Task details >>
Separate out the lines that hold "matplotlib".

Provided data >>

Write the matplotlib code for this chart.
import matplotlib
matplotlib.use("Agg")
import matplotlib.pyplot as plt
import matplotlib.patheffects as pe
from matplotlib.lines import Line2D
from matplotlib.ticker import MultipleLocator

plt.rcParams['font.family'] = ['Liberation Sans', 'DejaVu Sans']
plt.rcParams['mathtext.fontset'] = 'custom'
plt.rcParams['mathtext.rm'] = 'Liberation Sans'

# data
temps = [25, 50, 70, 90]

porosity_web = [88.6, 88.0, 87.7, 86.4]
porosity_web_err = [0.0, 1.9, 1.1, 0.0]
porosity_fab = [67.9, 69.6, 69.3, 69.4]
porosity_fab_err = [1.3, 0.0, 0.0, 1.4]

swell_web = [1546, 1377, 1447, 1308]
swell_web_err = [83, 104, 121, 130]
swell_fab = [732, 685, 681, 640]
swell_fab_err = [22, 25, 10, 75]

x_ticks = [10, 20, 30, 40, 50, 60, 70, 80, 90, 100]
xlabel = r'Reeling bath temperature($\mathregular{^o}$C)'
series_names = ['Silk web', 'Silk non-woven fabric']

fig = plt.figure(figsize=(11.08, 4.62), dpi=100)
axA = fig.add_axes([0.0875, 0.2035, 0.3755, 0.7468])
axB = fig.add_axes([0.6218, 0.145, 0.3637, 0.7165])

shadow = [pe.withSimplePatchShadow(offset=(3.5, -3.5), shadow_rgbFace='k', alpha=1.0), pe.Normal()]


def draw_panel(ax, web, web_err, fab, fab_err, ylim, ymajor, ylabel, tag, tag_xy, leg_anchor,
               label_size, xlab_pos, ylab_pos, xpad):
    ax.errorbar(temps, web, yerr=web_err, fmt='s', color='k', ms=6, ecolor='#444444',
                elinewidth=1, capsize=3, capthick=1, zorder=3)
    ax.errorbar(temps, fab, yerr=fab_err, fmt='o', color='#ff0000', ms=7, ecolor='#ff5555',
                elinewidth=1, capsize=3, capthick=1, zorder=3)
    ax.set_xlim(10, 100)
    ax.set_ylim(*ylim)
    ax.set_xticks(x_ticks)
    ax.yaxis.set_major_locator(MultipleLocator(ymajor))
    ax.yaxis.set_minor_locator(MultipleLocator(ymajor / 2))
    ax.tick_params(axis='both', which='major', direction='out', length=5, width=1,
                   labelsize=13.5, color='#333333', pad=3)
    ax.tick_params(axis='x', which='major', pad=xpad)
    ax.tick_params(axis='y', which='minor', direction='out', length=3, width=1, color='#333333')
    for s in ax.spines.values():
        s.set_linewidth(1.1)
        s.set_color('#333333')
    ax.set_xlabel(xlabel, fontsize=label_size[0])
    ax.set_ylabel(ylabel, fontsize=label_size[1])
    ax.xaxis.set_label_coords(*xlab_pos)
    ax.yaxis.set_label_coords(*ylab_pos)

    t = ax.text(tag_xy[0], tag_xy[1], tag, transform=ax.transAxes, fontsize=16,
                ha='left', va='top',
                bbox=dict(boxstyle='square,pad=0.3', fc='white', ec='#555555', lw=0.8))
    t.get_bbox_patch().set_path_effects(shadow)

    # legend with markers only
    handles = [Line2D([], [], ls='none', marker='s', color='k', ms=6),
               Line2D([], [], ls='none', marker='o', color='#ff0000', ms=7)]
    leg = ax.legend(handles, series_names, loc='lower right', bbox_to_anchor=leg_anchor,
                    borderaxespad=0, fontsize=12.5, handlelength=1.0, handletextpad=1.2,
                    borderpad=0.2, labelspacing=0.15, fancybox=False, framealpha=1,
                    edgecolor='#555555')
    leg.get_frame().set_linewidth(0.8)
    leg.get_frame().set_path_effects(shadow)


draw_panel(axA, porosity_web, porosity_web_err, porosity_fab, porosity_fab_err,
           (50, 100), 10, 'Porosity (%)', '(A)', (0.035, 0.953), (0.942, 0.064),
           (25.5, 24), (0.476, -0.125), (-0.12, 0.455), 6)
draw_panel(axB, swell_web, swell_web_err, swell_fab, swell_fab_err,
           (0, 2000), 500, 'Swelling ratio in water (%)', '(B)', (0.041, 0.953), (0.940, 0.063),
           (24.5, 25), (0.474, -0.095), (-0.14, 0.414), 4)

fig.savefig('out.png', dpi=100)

Solved problem >>
Write the matplotlib code for this chart.
import matplotlib
matplotlib.use("Agg")
import matplotlib.pyplot as plt
import matplotlib.patheffects as pe
from matplotlib.lines import Line2D
from matplotlib.ticker import MultipleLocator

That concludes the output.